REVIEWS FROM ABOVE ON THE DA VINCI FILM

It was just after the theaters opened Friday afternoon when Howard Hughes wandered over to Mahatma Gandhi’s cloud.

“So … you think it bothers him?”

Gandhi shook his head.

“He is above such things.”

Hughes nodded. “Yeah, but you know how people on Earth believe what they see in the movies.”

“Yes,” Gandhi said. “They ask my grandchildren why they don’t look like Ben Kingsley.”

Hughes laughed. “Tell me about it. After that darn ‘Aviator’ picture, everybody thought I was Leo DiCaprio.”

“How foolish,” Gandhi said.

“And that was mild,” Hughes said. “I mean, at least they had me kissing pretty actresses. This ‘Da Vinci Code’ thing? Albino assassins? Opus Dei? A marriage to Mary Magdalene? They had a baby? Whew. Jesus must be bummed.”

“He forgives them,” Gandhi said.

“Always does,” Hughes said.

A breeze blew. It blew in Babe Ruth, who landed with a thud. “What’re you two mugs complaining about?” he bellowed. “They made a bunch of movies about me. Always a fat guy stuffing his face and chasing dames.”

“Isn’t that how it was?” Hughes asked.

“Well … kinda,” Ruth said. “But still …”

Elvis has left the building

A crowd began to gather. The conversation buzzed. How mad would Jesus be about “The Da Vinci Code”? Some feared divine intervention – like a flash flood at the Cineplex.

Suddenly, the sound of guitars.

“Hello, I’m Johnny Cash.”

“We know!” they moaned.

“Sorry. I can’t stop saying that. Anyhow, I got no beef with movies. They made me look pretty good in ‘Walk the Line.’ Of course, they made my first wife look like a shrill. But, hey, someone has to suffer.”

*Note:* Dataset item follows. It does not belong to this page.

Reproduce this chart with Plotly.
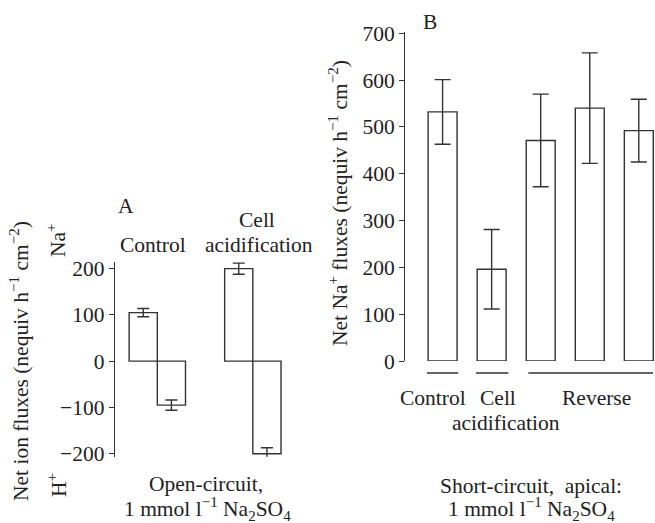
import plotly.graph_objects as go

# ---- Panel A data (open-circuit) ----
a_groups = ["Control", "Cell acidification"]
a_na = [105, 200]
a_na_err = [9, 12]
a_h = [-95, -200]
a_h_err = [11, 13]
a_ticks = [-200, -100, 0, 100, 200]

# ---- Panel B data (short-circuit) ----
b_cats = ["Control", "Cell acidification", "Reverse 1", "Reverse 2", "Reverse 3"]
b_vals = [532, 196, 471, 540, 492]
b_err = [69, 85, 99, 118, 67]
b_ticks = [0, 100, 200, 300, 400, 500, 600, 700]

FONT = "Liberation Serif, Times New Roman, Times, serif"
FS = 21.5
LC = "#333333"
W, H = 655, 523

fig = go.Figure()

bar_style = dict(marker=dict(color="white", line=dict(color=LC, width=1.4)))

fig.add_trace(go.Bar(x=a_groups, y=a_na, name="Na+", xaxis="x", yaxis="y",
                     error_y=dict(type="data", array=a_na_err, color=LC, thickness=1.4, width=6),
                     **bar_style))
fig.add_trace(go.Bar(x=a_groups, y=a_h, name="H+", xaxis="x", yaxis="y",
                     error_y=dict(type="data", array=a_h_err, color=LC, thickness=1.4, width=6),
                     **bar_style))
fig.add_trace(go.Bar(x=b_cats, y=b_vals, name="Na+ B", xaxis="x2", yaxis="y2",
                     error_y=dict(type="data", array=b_err, color=LC, thickness=1.4, width=8),
                     **bar_style))

def px_x(p):
    return p / W

def px_y(p):
    return 1 - p / H

tickfont = dict(family=FONT, size=FS, color="#222")
noax = dict(showticklabels=False, ticks="", showline=False, showgrid=False,
            zeroline=False, automargin=False)

fig.update_layout(
    template="none",
    width=W, height=H, autosize=False,
    margin=dict(l=0, r=0, t=0, b=0, pad=0),
    paper_bgcolor="white", plot_bgcolor="white",
    font=dict(family=FONT, size=FS, color="#222"),
    showlegend=False,
    barmode="group", bargap=0.41, bargroupgap=0,
    xaxis=dict(domain=[px_x(115), px_x(300.6)], range=[-0.443, 1.5], **noax),
    yaxis=dict(domain=[px_y(456.7), px_y(261.7)], range=[-206.5, 215],
               tickvals=a_ticks, ticktext=[str(t).replace("-", "\u2212") for t in a_ticks],
               ticks="outside", ticklen=5, tickwidth=1.4, tickcolor=LC, tickfont=tickfont,
               showline=True, linecolor=LC, linewidth=1.4, showgrid=False, zeroline=False,
               automargin=False),
    xaxis2=dict(domain=[px_x(405.3), 1.0], range=[-0.76, 4.33], anchor="y2", **noax),
    yaxis2=dict(domain=[px_y(361), px_y(32.3)], range=[0, 702], anchor="x2",
                tickvals=b_ticks, ticks="outside", ticklen=5, tickwidth=1.4, tickcolor=LC,
                tickfont=tickfont,
                showline=True, linecolor=LC, linewidth=1.4, showgrid=False, zeroline=False,
                automargin=False),
)

def note(text, x, y, angle=0, size=FS):
    fig.add_annotation(text=text, x=px_x(x), y=px_y(y), xref="paper", yref="paper",
                       showarrow=False, xanchor="center", yanchor="middle", borderpad=0,
                       textangle=angle, font=dict(family=FONT, size=size, color="#222"))

# Panel A texts
note("A", 126, 206)
note("Control", 153, 245)
note("Cell", 257, 220)
note("acidification", 258.5, 245)
note("Na<sup>+</sup>", 57, 240, -90)
note("H<sup>+</sup>", 57, 485, -90)
note("Net ion fluxes (nequiv h<sup>\u22121</sup> cm<sup>\u22122</sup>)", 19, 361, -90)
note("Open-circuit,", 206, 484)
note("1 mmol l<sup>\u22121</sup> Na<sub>2</sub>SO<sub>4</sub>", 207, 508.5)

# Panel B texts
note("B", 430, 22)
note("Net Na<sup>+</sup> fluxes (nequiv h<sup>\u22121</sup> cm<sup>\u22122</sup>)", 338, 203, -90)
note("Control", 433, 398)
note("Cell", 497.5, 398)
note("acidification", 506, 423)
note("Reverse", 596.5, 398)
note("Short-circuit,&nbsp; apical:", 531, 485.5)
note("1 mmol l<sup>\u22121</sup> Na<sub>2</sub>SO<sub>4</sub>", 531.5, 508.5)

# Group underlines in panel B
for x0, x1 in [(-0.32, 0.32), (0.68, 1.34), (1.75, 4.29)]:
    fig.add_shape(type="line", xref="x2", yref="paper", x0=x0, x1=x1,
                  y0=px_y(373), y1=px_y(373), line=dict(color=LC, width=1.4))

fig.write_html("out.html", config={"responsive": False, "displayModeBar": False},
               post_script="document.body.style.margin='0';document.body.style.overflow='hidden';")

“Lucky you,” Buddy Holly grumbled. “How’d you like to be portrayed by Gary Busey? The guy looks insane!”

“Don’t tell me about insane,” Jim Morrison said. “Did you see ‘The Doors’? They had me dancing around with a half-naked Indian.”

“Hold on there, Jimbo,” Elvis said. “Anybody got a right to complain about movies, it’s me. They were all bad. And, heck, I was in half of ’em!”

Hollywood’s first commandment

Pretty soon, the cloud was packed. The complaining grew louder. Mozart said he never cackled like the actor in “Amadeus.” Jack Reed said the movie “Reds” made him want to throw up, although he did enjoy being portrayed by Warren Beatty.

Director Ed Wood insisted he was “perfectly normal – and I look nothing like Johnny Depp!” Politicians from Winston Churchill (“Young Winston”) to Franklin Delano Roosevelt (“Pearl Harbor”) lamented how the movies distorted their legacies.

“Boys, you haven’t been savaged until Oliver Stone gets ahold of you,” said JFK.

“Tell me about it,” groused Richard Nixon.

Eventually, even Moses wandered over. Someone asked about “The Ten Commandments.”

“Ha!” Moses said, “I only wish I had pec muscles like Charlton Heston!”

In the end, it was determined that nearly every famous person in heaven had at least one bad movie to point to, but that Jesus, in “The Da Vinci Code,” was getting the worst of it, since they were making up total lies about him, and Jim Caviezel didn’t even get a cameo.

“So whadya think?” whispered Jim (“Cinderella Man”) Braddock. “Will he be angry? Will he do something? Will there be, like, 40 days of rain?”

Heads shook. No, the group agreed. After all, it was just a movie made by people trying to make money.

“They know not what they do,” Gandhi said.

“Careful,” Hughes warned, “you know how Hollywood frowns on stealing its lines.”